## Plotting code records
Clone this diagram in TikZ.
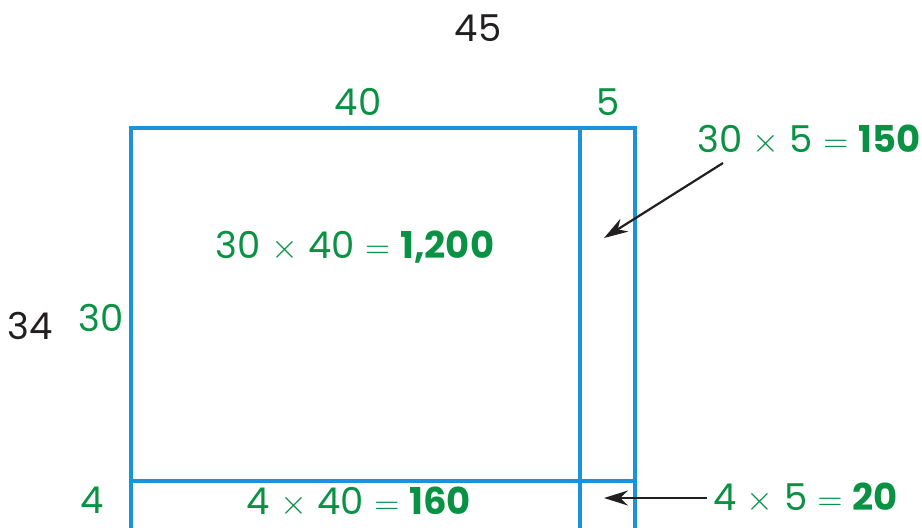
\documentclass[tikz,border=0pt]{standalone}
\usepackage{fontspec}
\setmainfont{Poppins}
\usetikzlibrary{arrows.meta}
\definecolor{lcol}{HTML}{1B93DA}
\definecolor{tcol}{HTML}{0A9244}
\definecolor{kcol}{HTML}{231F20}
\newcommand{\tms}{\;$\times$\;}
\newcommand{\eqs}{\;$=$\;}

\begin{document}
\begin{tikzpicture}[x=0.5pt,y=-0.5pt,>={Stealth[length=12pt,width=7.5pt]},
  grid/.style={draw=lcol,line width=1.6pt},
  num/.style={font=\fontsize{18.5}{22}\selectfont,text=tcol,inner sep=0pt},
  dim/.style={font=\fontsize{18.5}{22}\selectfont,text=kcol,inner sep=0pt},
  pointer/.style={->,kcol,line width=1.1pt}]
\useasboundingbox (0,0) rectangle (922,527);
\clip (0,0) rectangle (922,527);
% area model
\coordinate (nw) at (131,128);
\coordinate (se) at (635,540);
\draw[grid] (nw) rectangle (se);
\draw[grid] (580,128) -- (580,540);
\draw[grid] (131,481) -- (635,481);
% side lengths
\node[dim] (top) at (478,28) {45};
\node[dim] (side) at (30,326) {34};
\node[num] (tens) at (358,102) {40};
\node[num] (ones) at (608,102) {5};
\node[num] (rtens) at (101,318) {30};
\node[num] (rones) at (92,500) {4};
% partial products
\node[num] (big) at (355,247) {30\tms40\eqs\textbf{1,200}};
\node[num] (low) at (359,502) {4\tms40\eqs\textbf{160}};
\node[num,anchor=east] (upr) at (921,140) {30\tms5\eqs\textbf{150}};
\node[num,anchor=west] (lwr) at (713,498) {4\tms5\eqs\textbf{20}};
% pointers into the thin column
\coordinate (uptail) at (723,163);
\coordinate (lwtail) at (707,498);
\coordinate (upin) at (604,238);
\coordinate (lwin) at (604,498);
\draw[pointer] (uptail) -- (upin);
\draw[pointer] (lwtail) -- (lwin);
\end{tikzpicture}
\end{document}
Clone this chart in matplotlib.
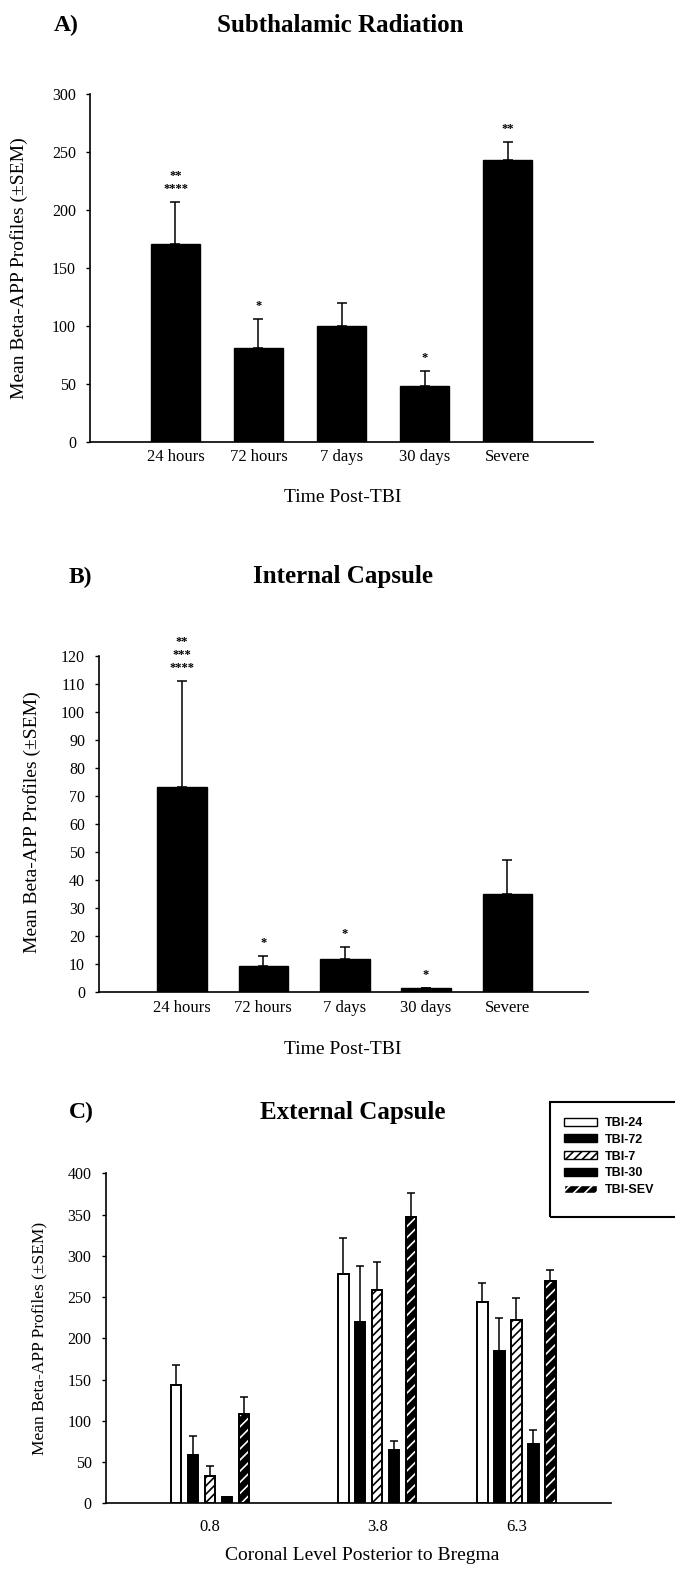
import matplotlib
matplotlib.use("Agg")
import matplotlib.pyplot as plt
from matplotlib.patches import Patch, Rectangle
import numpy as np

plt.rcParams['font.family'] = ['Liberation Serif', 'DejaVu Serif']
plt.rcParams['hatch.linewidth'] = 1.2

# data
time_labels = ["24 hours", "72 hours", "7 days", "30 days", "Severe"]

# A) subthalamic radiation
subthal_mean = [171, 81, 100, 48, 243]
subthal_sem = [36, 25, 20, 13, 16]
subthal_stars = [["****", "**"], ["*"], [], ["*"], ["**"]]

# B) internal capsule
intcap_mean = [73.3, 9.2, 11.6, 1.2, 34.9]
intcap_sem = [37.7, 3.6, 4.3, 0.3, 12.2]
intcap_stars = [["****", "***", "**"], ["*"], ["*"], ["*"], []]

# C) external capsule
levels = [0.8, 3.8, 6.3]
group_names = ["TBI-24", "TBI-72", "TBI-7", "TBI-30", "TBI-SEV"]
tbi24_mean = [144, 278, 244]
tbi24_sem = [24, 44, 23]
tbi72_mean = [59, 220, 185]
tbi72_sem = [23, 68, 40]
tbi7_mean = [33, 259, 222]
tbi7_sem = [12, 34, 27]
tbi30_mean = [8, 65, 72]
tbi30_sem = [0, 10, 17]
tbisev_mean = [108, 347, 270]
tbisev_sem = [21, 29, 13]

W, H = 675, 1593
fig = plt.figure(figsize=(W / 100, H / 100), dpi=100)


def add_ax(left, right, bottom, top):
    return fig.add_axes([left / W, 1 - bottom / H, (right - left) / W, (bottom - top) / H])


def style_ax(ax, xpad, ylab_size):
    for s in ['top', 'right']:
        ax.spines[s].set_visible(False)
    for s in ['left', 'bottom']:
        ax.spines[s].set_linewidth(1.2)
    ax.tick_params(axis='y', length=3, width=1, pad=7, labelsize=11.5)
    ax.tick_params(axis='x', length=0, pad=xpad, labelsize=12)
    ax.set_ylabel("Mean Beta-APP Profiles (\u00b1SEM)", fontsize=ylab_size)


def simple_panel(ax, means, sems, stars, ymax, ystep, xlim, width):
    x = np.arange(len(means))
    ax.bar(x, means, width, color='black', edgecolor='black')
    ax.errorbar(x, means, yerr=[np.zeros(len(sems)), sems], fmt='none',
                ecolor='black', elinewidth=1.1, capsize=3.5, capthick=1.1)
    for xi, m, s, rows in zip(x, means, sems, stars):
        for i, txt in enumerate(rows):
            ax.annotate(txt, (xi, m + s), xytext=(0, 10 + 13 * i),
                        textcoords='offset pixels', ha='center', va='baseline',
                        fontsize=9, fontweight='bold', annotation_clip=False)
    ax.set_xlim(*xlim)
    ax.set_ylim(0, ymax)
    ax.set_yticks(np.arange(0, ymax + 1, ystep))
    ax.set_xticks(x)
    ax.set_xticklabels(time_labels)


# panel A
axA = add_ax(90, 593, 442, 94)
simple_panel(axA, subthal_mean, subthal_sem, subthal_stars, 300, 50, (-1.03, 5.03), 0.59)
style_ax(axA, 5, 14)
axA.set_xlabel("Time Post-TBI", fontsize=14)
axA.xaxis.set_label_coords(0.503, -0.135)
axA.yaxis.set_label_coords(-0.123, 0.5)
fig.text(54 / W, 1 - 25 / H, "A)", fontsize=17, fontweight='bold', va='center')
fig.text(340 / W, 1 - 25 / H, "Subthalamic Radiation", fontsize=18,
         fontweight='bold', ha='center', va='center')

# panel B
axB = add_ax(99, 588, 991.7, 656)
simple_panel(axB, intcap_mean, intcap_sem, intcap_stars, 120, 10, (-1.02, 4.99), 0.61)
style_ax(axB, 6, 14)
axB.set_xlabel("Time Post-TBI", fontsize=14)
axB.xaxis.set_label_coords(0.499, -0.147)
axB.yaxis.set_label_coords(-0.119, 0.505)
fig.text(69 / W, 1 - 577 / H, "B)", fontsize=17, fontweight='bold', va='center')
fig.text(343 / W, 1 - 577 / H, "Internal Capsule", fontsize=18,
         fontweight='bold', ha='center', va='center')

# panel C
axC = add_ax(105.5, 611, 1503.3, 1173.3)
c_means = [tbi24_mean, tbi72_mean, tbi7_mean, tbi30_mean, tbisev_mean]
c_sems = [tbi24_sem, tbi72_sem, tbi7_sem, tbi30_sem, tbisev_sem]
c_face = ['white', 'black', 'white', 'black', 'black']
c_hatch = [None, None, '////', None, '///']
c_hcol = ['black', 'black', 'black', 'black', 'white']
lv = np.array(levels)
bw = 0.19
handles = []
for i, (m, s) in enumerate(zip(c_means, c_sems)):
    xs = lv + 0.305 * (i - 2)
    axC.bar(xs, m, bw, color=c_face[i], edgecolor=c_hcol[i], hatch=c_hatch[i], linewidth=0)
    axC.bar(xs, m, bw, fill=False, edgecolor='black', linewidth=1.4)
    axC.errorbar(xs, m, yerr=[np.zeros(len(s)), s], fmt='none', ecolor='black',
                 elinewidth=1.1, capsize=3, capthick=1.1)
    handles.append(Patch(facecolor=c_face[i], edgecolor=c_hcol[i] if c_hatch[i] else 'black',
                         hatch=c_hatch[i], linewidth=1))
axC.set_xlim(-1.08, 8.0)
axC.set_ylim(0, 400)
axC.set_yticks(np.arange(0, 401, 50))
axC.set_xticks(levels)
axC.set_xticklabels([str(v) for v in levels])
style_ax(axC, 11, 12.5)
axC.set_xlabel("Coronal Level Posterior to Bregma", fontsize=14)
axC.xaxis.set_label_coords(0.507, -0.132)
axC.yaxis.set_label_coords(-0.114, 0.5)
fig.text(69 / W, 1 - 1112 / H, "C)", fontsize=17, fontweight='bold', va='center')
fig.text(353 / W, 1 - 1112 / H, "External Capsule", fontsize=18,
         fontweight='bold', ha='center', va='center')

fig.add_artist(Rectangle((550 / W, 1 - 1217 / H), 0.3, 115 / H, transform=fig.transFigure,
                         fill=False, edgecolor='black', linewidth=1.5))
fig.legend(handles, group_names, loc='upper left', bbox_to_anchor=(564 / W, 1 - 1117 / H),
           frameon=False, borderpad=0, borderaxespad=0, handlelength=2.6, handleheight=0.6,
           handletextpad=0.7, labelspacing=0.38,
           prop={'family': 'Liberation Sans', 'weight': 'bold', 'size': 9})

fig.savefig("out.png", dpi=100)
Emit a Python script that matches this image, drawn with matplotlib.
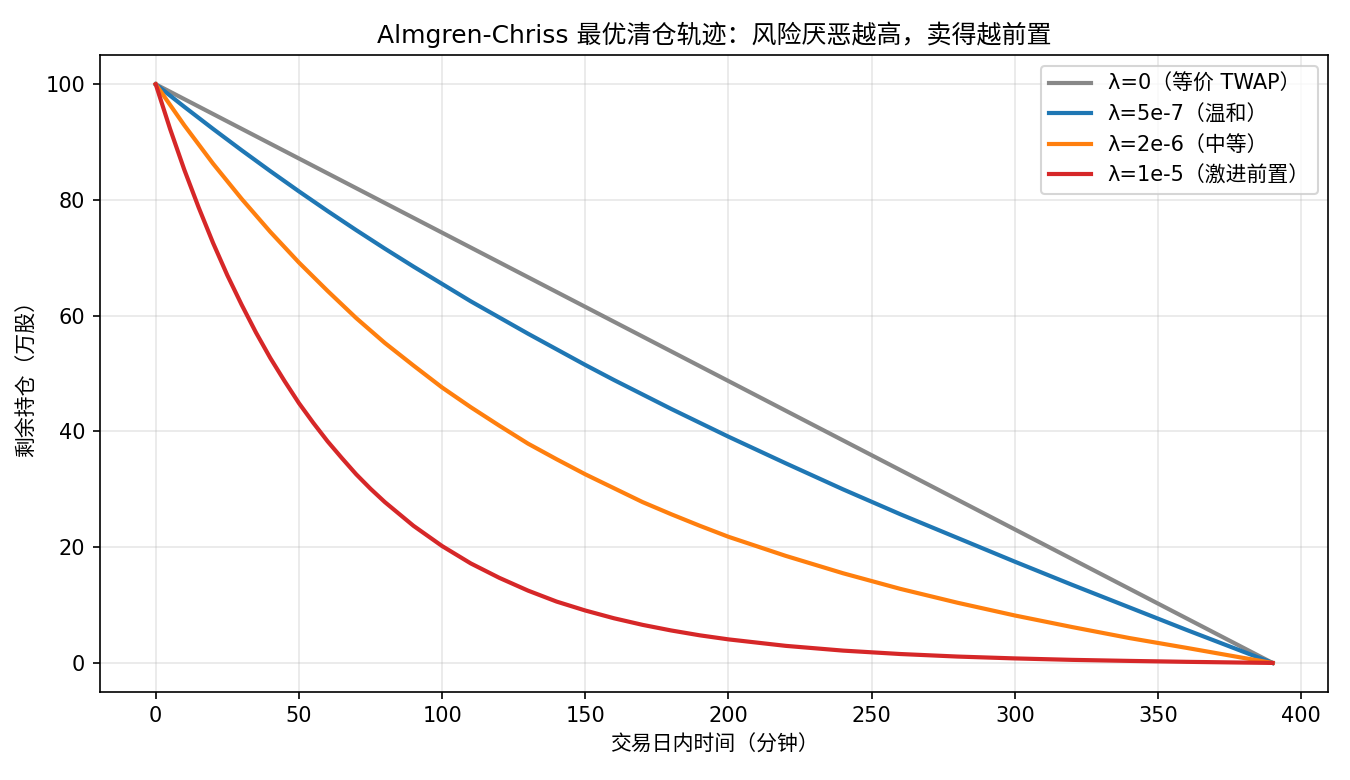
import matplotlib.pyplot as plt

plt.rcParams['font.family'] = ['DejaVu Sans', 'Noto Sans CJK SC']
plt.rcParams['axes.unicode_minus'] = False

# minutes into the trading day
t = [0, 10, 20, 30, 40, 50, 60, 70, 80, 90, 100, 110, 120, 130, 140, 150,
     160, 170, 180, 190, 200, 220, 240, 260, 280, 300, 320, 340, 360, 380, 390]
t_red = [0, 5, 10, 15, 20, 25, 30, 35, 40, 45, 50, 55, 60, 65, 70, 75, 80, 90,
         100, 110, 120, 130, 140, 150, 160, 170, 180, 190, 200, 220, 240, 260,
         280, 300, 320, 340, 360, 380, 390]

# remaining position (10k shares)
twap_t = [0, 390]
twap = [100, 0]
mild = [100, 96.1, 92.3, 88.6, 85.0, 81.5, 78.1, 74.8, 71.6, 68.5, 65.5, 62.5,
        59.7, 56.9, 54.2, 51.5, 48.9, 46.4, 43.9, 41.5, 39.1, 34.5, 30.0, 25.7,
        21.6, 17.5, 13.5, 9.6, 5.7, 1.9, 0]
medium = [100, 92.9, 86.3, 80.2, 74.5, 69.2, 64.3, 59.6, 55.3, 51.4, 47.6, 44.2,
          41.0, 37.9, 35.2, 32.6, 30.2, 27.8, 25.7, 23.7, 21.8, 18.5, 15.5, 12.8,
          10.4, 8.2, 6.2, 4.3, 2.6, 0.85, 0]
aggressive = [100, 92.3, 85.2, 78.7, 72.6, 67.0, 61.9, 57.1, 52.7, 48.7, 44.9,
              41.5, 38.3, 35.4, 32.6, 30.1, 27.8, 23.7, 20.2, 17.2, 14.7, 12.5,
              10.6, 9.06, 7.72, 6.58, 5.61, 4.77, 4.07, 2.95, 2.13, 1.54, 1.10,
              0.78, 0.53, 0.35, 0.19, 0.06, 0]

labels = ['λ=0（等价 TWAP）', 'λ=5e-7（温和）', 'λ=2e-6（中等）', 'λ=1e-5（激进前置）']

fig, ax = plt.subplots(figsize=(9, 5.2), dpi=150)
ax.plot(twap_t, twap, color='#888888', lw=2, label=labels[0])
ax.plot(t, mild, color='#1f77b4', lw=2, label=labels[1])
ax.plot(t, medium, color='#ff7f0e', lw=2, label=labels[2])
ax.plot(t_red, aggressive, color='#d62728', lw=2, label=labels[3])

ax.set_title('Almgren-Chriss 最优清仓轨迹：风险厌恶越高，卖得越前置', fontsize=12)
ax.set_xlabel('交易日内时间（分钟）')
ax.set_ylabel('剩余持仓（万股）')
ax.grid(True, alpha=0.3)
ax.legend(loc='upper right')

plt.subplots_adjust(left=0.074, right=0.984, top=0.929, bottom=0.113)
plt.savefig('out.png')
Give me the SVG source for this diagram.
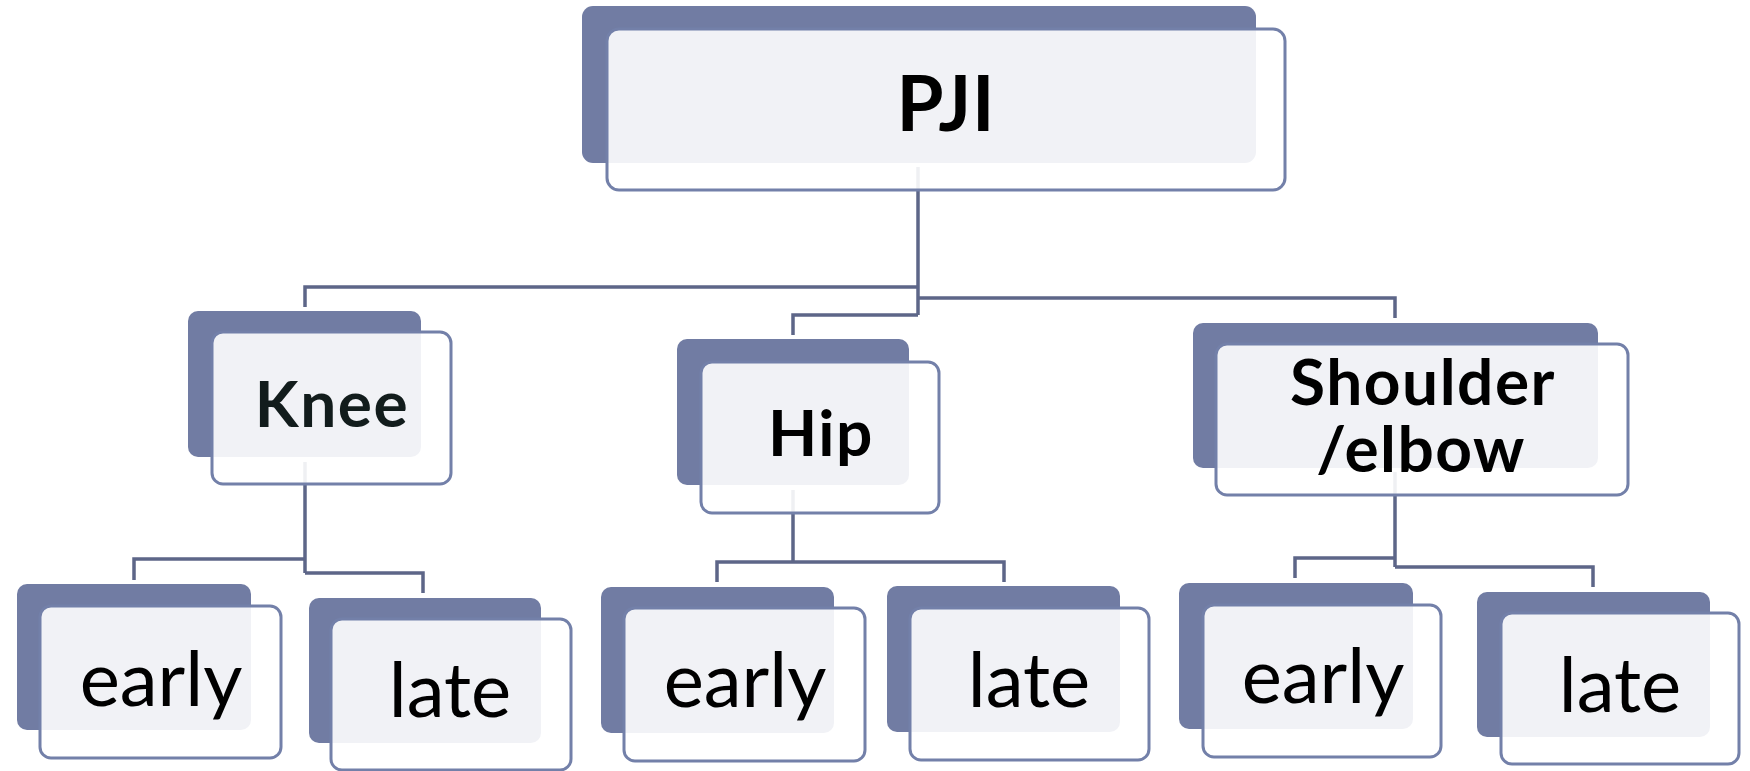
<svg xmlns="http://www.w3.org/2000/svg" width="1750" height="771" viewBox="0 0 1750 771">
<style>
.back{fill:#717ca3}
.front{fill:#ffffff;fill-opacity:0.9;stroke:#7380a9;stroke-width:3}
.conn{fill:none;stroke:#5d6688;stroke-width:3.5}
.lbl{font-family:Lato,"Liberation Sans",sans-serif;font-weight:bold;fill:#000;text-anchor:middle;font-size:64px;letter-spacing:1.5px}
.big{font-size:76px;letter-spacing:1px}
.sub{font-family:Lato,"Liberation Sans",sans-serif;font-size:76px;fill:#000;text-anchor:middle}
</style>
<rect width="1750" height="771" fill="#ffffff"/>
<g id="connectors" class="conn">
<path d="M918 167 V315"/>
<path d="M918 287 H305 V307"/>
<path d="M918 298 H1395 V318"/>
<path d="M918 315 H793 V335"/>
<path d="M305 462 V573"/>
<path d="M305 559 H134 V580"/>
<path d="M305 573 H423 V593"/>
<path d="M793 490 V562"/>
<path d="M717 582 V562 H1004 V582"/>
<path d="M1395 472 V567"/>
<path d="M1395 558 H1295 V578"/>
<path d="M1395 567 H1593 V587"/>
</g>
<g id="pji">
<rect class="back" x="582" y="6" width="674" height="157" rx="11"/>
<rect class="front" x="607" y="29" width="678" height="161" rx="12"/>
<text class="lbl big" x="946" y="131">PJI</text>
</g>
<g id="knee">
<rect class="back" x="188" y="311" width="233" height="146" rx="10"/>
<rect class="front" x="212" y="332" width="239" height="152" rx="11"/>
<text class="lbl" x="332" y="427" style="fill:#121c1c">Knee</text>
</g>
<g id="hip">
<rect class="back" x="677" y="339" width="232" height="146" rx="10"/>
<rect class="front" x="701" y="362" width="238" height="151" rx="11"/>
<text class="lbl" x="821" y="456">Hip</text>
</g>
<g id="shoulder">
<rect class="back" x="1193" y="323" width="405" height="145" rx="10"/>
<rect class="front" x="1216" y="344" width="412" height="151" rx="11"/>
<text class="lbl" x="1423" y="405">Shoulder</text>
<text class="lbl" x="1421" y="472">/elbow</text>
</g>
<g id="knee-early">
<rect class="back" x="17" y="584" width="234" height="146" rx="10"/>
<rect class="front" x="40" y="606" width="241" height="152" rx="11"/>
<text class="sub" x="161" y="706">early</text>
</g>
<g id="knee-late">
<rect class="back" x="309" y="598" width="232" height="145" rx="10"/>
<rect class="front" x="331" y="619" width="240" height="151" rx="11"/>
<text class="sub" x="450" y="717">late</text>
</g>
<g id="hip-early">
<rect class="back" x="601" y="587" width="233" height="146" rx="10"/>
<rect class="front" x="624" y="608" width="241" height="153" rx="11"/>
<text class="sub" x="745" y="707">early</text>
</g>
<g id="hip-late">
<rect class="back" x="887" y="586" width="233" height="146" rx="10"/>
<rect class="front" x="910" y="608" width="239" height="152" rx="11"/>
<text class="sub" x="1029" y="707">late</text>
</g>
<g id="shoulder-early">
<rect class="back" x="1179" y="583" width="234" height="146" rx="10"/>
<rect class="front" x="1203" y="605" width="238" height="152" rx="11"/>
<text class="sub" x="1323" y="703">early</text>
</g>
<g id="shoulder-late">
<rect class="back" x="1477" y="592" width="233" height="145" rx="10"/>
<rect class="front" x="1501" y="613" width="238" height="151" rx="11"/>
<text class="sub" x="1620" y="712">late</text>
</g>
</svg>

## Exercise
Copy the part that starts at the line with "Clone this chart in matplotlib." and finishes at the line with "return fig.add_axes([left /", both included, and nothing more. Pictures are left out.

## Solution
Clone this chart in matplotlib.
import matplotlib
matplotlib.use("Agg")
import matplotlib.pyplot as plt
from matplotlib.patches import Patch, Rectangle
import numpy as np

plt.rcParams['font.family'] = ['Liberation Serif', 'DejaVu Serif']
plt.rcParams['hatch.linewidth'] = 1.2

# data
time_labels = ["24 hours", "72 hours", "7 days", "30 days", "Severe"]

# A) subthalamic radiation
subthal_mean = [171, 81, 100, 48, 243]
subthal_sem = [36, 25, 20, 13, 16]
subthal_stars = [["****", "**"], ["*"], [], ["*"], ["**"]]

# B) internal capsule
intcap_mean = [73.3, 9.2, 11.6, 1.2, 34.9]
intcap_sem = [37.7, 3.6, 4.3, 0.3, 12.2]
intcap_stars = [["****", "***", "**"], ["*"], ["*"], ["*"], []]

# C) external capsule
levels = [0.8, 3.8, 6.3]
group_names = ["TBI-24", "TBI-72", "TBI-7", "TBI-30", "TBI-SEV"]
tbi24_mean = [144, 278, 244]
tbi24_sem = [24, 44, 23]
tbi72_mean = [59, 220, 185]
tbi72_sem = [23, 68, 40]
tbi7_mean = [33, 259, 222]
tbi7_sem = [12, 34, 27]
tbi30_mean = [8, 65, 72]
tbi30_sem = [0, 10, 17]
tbisev_mean = [108, 347, 270]
tbisev_sem = [21, 29, 13]

W, H = 675, 1593
fig = plt.figure(figsize=(W / 100, H / 100), dpi=100)


def add_ax(left, right, bottom, top):
    return fig.add_axes([left / W, 1 - bottom / H, (right - left) / W, (bottom - top) / H])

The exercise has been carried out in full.